▸ **WORKING DATA**
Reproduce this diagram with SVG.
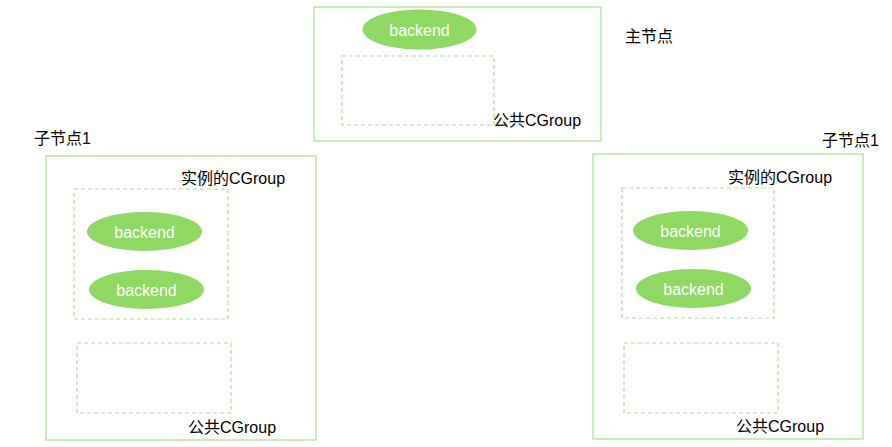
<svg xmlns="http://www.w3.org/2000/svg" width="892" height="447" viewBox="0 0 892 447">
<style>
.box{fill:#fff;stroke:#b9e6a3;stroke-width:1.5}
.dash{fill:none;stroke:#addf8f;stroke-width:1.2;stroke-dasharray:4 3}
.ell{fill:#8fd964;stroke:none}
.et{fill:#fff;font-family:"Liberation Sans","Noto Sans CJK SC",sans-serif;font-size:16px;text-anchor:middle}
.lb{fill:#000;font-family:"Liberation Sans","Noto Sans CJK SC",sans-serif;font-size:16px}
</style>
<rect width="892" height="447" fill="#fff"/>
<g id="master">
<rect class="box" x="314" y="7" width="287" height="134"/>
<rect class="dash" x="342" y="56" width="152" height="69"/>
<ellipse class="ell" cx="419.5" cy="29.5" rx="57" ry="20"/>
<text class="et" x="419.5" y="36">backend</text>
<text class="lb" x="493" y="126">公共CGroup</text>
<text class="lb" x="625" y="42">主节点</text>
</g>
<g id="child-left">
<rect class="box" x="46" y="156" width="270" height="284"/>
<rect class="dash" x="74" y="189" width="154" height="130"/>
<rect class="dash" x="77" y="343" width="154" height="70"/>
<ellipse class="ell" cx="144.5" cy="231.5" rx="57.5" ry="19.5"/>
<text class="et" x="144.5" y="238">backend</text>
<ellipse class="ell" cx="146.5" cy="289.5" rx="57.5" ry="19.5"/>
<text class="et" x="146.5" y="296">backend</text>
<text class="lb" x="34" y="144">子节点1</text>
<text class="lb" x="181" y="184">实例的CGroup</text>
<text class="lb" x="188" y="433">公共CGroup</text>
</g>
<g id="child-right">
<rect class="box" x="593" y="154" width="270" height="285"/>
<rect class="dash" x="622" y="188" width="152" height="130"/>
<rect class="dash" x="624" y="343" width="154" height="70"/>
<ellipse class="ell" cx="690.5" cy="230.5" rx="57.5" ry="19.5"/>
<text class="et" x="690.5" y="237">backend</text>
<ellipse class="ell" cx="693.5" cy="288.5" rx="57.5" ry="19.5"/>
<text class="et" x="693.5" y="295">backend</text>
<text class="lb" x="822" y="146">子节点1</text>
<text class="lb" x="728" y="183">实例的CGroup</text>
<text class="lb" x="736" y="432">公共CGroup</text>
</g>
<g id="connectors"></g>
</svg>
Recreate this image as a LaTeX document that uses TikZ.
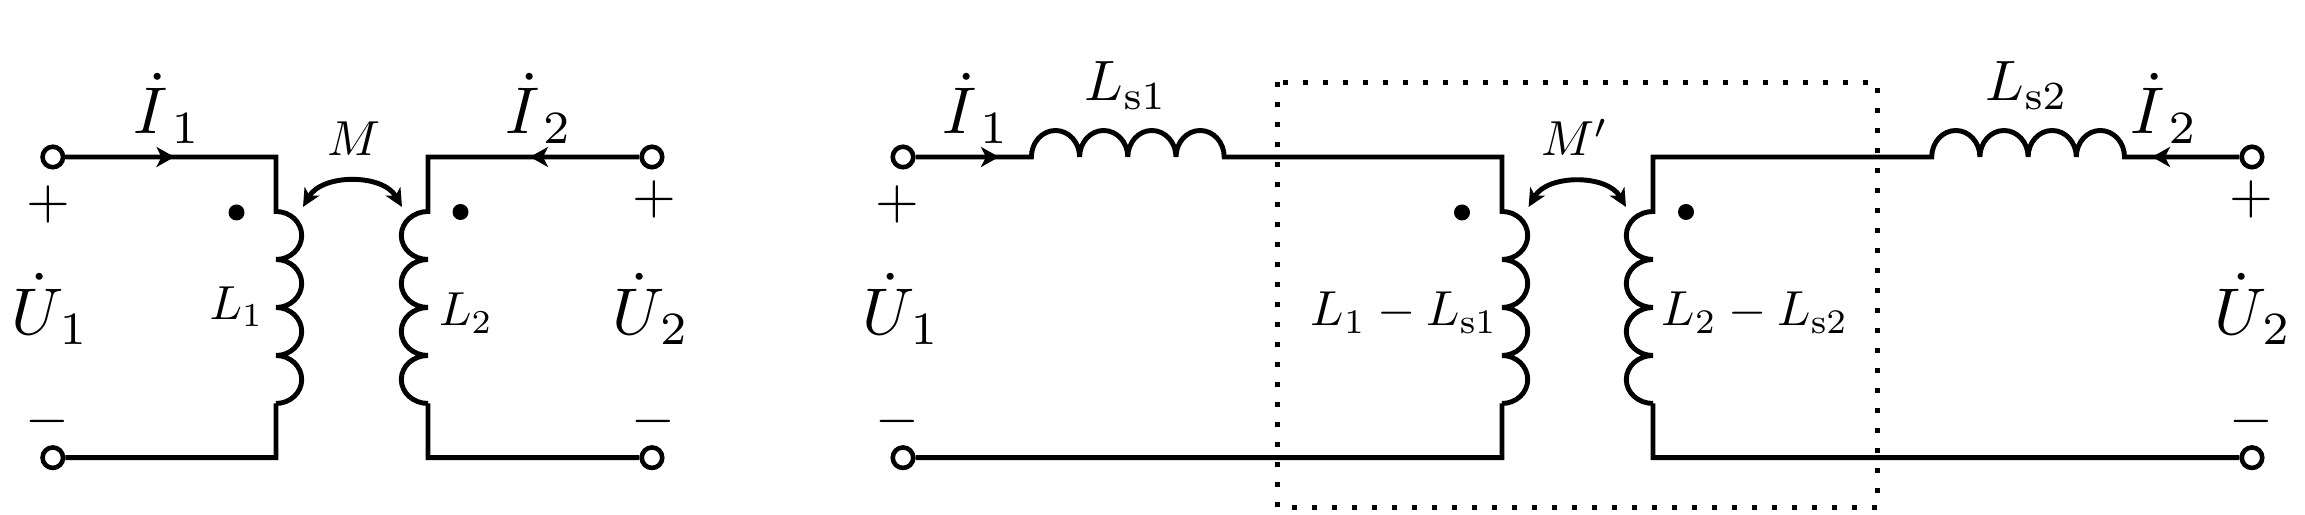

▸ **INSTRUCTIONS TO FOLLOW**
Print the full listing exactly, dropping the pictures.

▸ **THE RESPONSE**
Reproduce this diagram with SVG.
<svg xmlns="http://www.w3.org/2000/svg" width="892" height="447" viewBox="0 0 892 447">
<style>
.box{fill:#fff;stroke:#b9e6a3;stroke-width:1.5}
.dash{fill:none;stroke:#addf8f;stroke-width:1.2;stroke-dasharray:4 3}
.ell{fill:#8fd964;stroke:none}
.et{fill:#fff;font-family:"Liberation Sans","Noto Sans CJK SC",sans-serif;font-size:16px;text-anchor:middle}
.lb{fill:#000;font-family:"Liberation Sans","Noto Sans CJK SC",sans-serif;font-size:16px}
</style>
<rect width="892" height="447" fill="#fff"/>
<g id="master">
<rect class="box" x="314" y="7" width="287" height="134"/>
<rect class="dash" x="342" y="56" width="152" height="69"/>
<ellipse class="ell" cx="419.5" cy="29.5" rx="57" ry="20"/>
<text class="et" x="419.5" y="36">backend</text>
<text class="lb" x="493" y="126">公共CGroup</text>
<text class="lb" x="625" y="42">主节点</text>
</g>
<g id="child-left">
<rect class="box" x="46" y="156" width="270" height="284"/>
<rect class="dash" x="74" y="189" width="154" height="130"/>
<rect class="dash" x="77" y="343" width="154" height="70"/>
<ellipse class="ell" cx="144.5" cy="231.5" rx="57.5" ry="19.5"/>
<text class="et" x="144.5" y="238">backend</text>
<ellipse class="ell" cx="146.5" cy="289.5" rx="57.5" ry="19.5"/>
<text class="et" x="146.5" y="296">backend</text>
<text class="lb" x="34" y="144">子节点1</text>
<text class="lb" x="181" y="184">实例的CGroup</text>
<text class="lb" x="188" y="433">公共CGroup</text>
</g>
<g id="child-right">
<rect class="box" x="593" y="154" width="270" height="285"/>
<rect class="dash" x="622" y="188" width="152" height="130"/>
<rect class="dash" x="624" y="343" width="154" height="70"/>
<ellipse class="ell" cx="690.5" cy="230.5" rx="57.5" ry="19.5"/>
<text class="et" x="690.5" y="237">backend</text>
<ellipse class="ell" cx="693.5" cy="288.5" rx="57.5" ry="19.5"/>
<text class="et" x="693.5" y="295">backend</text>
<text class="lb" x="822" y="146">子节点1</text>
<text class="lb" x="728" y="183">实例的CGroup</text>
<text class="lb" x="736" y="432">公共CGroup</text>
</g>
<g id="connectors"></g>
</svg>
Recreate this image as a LaTeX document that uses TikZ.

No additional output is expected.